About half of Nestroy's works have been revived by the modern German-speaking theatres and many are part and parcel of today's Viennese repertoire. However, few have ever been translated into English. Only one, Einen Jux will er sich machen, has become well known to English-speaking theatregoers. It has become a classic more than once. It was first adapted as Thornton Wilder's 1938 play The Merchant of Yonkers, which Wilder rewrote in 1954 as The Matchmaker. That version later became the 1964 musical Hello, Dolly! and 1969 film of the same name.
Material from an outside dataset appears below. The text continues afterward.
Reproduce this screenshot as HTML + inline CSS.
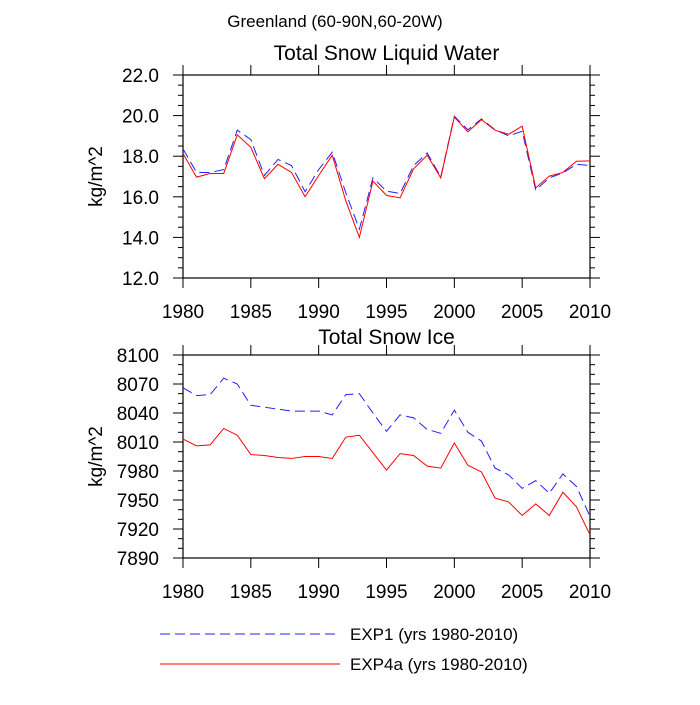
<!DOCTYPE html>
<html><head><meta charset="utf-8"><style>
body{margin:0;background:#fff}
svg text{font-family:"Liberation Sans",sans-serif;fill:#000}
</style></head><body>
<svg id="c" width="700" height="700" xmlns="http://www.w3.org/2000/svg"></svg>
<script>
const years=[];for(let y=1980;y<=2010;y++)years.push(y);
const liqExp1=[18.36,17.2,17.2,17.34,19.28,18.82,17.05,17.84,17.54,16.25,17.34,18.2,16.2,14.4,16.93,16.28,16.16,17.54,18.16,16.98,19.97,19.3,19.84,19.3,19.0,19.23,16.33,16.93,17.18,17.6,17.54];
const liqExp4a=[18.13,16.97,17.15,17.15,19.05,18.44,16.89,17.6,17.2,16.0,17.05,18.05,15.8,14.0,16.77,16.07,15.95,17.38,18.05,16.93,19.93,19.2,19.8,19.28,19.08,19.48,16.44,17.02,17.2,17.75,17.77];
const iceExp1=[8066,8058,8059,8076,8070,8048,8046,8044,8042,8042,8042,8038,8059,8060,8040,8021,8038,8035,8023,8019,8043,8020,8011,7983,7976,7962,7970,7957,7977,7964,7933];
const iceExp4a=[8013,8006,8007,8024,8017,7997,7996,7994,7993,7995,7995,7993,8015,8017,7999,7981,7998,7996,7985,7983,8009,7986,7979,7952,7948,7934,7946,7934,7958,7943,7914];
const xTicks=[1980,1985,1990,1995,2000,2005,2010];
const liqTicks=[12,14,16,18,20,22];
const iceTicks=[7890,7920,7950,7980,8010,8040,8070,8100];

const svg=document.getElementById('c');const NS='http://www.w3.org/2000/svg';
function el(t,a,p){const e=document.createElementNS(NS,t);for(const k in a)e.setAttribute(k,a[k]);(p||svg).appendChild(e);return e;}
const L=183,R=590;
const xs=v=>L+(v-1980)/30*(R-L);
function panel(name,top,bot,ymin,ymax,yt,minorStep,fmt,s1,s2,title,tOff){
  const g=el('g',{});
  
  
  const ys=v=>bot-(v-ymin)/(ymax-ymin)*(bot-top);
  el('rect',{x:L,y:top,width:R-L,height:bot-top,fill:'none',stroke:'#000','stroke-width':1.2},g);
  for(const t of xTicks){const x=xs(t);
    el('line',{x1:x,x2:x,y1:bot,y2:bot+10,stroke:'#000'},g);el('line',{x1:x,x2:x,y1:top,y2:top-10,stroke:'#000'},g);
    const tx=el('text',{x:x,y:bot+40,'font-size':19,'text-anchor':'middle'},g);tx.textContent=t;
    }
  for(let v=ymin;v<=ymax+1e-9;v+=minorStep){const y=ys(v);const mj=yt.some(t=>Math.abs(t-v)<1e-6);const l=mj?10:5;
    el('line',{x1:L,x2:L-l,y1:y,y2:y,stroke:'#000'},g);el('line',{x1:R,x2:R+l,y1:y,y2:y,stroke:'#000'},g);}
  for(const t of yt){const tx=el('text',{x:L-24,y:ys(t)+7,'font-size':19,'text-anchor':'end'},g);tx.textContent=fmt(t);
    }
  const yl=el('text',{x:0,y:0,'font-size':19,'text-anchor':'middle',transform:`translate(102,${(top+bot)/2}) rotate(-90)`},g);yl.textContent='kg/m^2';
  
  const ti=el('text',{x:(L+R)/2,y:top-tOff,'font-size':21,'text-anchor':'middle'},g);ti.textContent=title;
  
  const p1=el('polyline',{points:years.map((y,i)=>xs(y)+','+ys(s1[i])).join(' '),fill:'none',stroke:'#2020ff','stroke-width':1,'stroke-dasharray':'10,5'},g);
  
  const p2=el('polyline',{points:years.map((y,i)=>xs(y)+','+ys(s2[i])).join(' '),fill:'none',stroke:'#ff0000','stroke-width':1},g);
  
}
const mt=el('text',{x:335,y:27,'font-size':17,'text-anchor':'middle'});mt.textContent='Greenland (60-90N,60-20W)';

panel('liquid-water-panel',75,278,12,22,liqTicks,0.5,v=>v.toFixed(1),liqExp1,liqExp4a,'Total Snow Liquid Water',15);
panel('snow-ice-panel',355,558,7890,8100,iceTicks,10,v=>v,iceExp1,iceExp4a,'Total Snow Ice',11);
const lg=el('g',{});
el('line',{x1:160,x2:340,y1:634,y2:634,stroke:'#2020ff','stroke-dasharray':'10,5'},lg);
const t1=el('text',{x:350,y:640,'font-size':17},lg);t1.textContent='EXP1 (yrs 1980-2010)';

el('line',{x1:160,x2:340,y1:664,y2:664,stroke:'#ff0000'},lg);
const t2=el('text',{x:350,y:670,'font-size':17},lg);t2.textContent='EXP4a (yrs 1980-2010)';

</script>
</body></html>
Nestroy's original play later achieved success as the 1981 play On the Razzle, which was translated by Stephen Plaice and adapted by Tom Stoppard.

Nestroy has a square—Nestroyplatz—named after him in Vienna, as well as the station Nestroyplatz on Line 1 of the Vienna U-Bahn, which opened in 1979. When the Reichsbrücke had to be rebuilt after its collapse in 1976, the tender was won by a consortium named Project Johann Nestroy. The official name of the newly built bridge is probably Johann Nestroy Brücke, but that name doesn't seem to have any currency.

One of the most important German speaking theatre awards is named after Nestroy. The Nestroy Theatre Prize is an annual award for primarily Austrian theatre with Oscar-like categories. Its ceremony is held in Vienna and broadcast live on national television.

The Austrian illustrator and painter Reinhard Trinkler adapted Nestroy's play Der Talisman for a graphic novel of the same name.

Austrian philosopher Ludwig Wittgenstein quotes Nestroy's play Der Schützling at the very beginning of his magnum opus, the Philosophical Investigations (1953): "Anyway, the thing about progress is that it looks much greater than it really is."